Dwight and Robert Whitmore applied the patent's on-demand technology as the basis for their venture, stimTV™, a video-on-demand music entertainment provider founded in 2005. In 2007, stimTV was awarded a Technology and Engineering Emmy Award as part of the 58th Technology and Engineering Emmy Awards, for "Outstanding Innovation and Achievement in Advanced Media Technology for the best use of 'On Demand' Technology". Marcus's interactive-media patent portfolio, which largely defines the current era of personalized media delivery, is currently represented by the law firm of Kramer Levin.

Dwight co-founded Motivideo with Robert Whitmore, which company is applying self-assembling unicast video technology to lifestyle coaching. As of November 2014, Dwight is also Managing Partner of the technology company Vushaper, which has developed the Video Assembly Engine used for user-driven unicast video streams in conjunction with developer 8th Light. He continues to develop technologies and applications for the creation and delivery of personalized media for general consumers and the healthcare industry.

Dwight has numerous patents granted in the US, Canada and Australia, with pending patents in the EPO regions. The portfolio is administered in partnership with the IP division of the law firm of Troutman Pepper of New York City, an AmLaw 100 firm.

===Arts===
Throughout his career in entertainment and media technology, Marcus has maintained a parallel career as a composer and music producer. His early work was credited as Dwight Glodell and includes Billboard "Top Album Pick", punk by New Math, 145 and The Press tones, dance/trance by Personal Effects, which reached chart-topping status on the new Billboard Dance chart.

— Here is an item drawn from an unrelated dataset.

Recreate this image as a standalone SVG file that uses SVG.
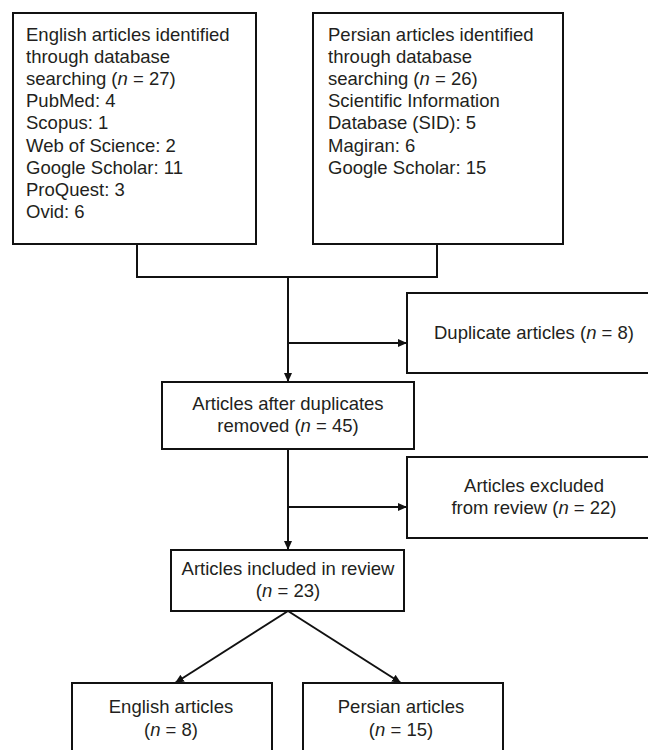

He later worked under the name Dwight Marcus, with a diverse group of artists including "The Outlaws", as bandleader, producer and mixer of "The Obvious", Juno Award winner Shirley Eikhard (1987) and most notably Wendy MaHarry.

In 1987, Dwight wrote and directed a 16mm poetry film If You Smoke, Thank You, which won the 19th Annual Poetry Film Festival held in Fort Mason, San Francisco. In 1999 Marcus released "News From the West," by Dwight Marcus and the Chamber of Poets, a long-form music video that blended music, poetry, experimental film with 5.1 surround sound. News from the West is currently housed in the UC Berkeley Moffitt Library.

In 2020. Marcus began producing, mixing and engineering music under the name of Ika, released by Ika Haus. The flagship project of this latest period is music by Ana Mirabilis and Abigail Cartright. The music video Turquoise Water won the Music & Film category of the 2023 Madrid International Film Festival.

Throughout his career, Marcus has produced, directed and composed for numerous award-winning industrial and advertising projects for Fortune 500 companies, including Corning, Bausch & Lomb, Xerox, Eastman Kodak and Dupont. His work has been awarded multiple national Clios, Addys, NAB Golden and Silver Microphones, three Golden Eagles from Cannes, and Gold Medals for Best of Show and Best Use of Music at the New York Film and Television Festival.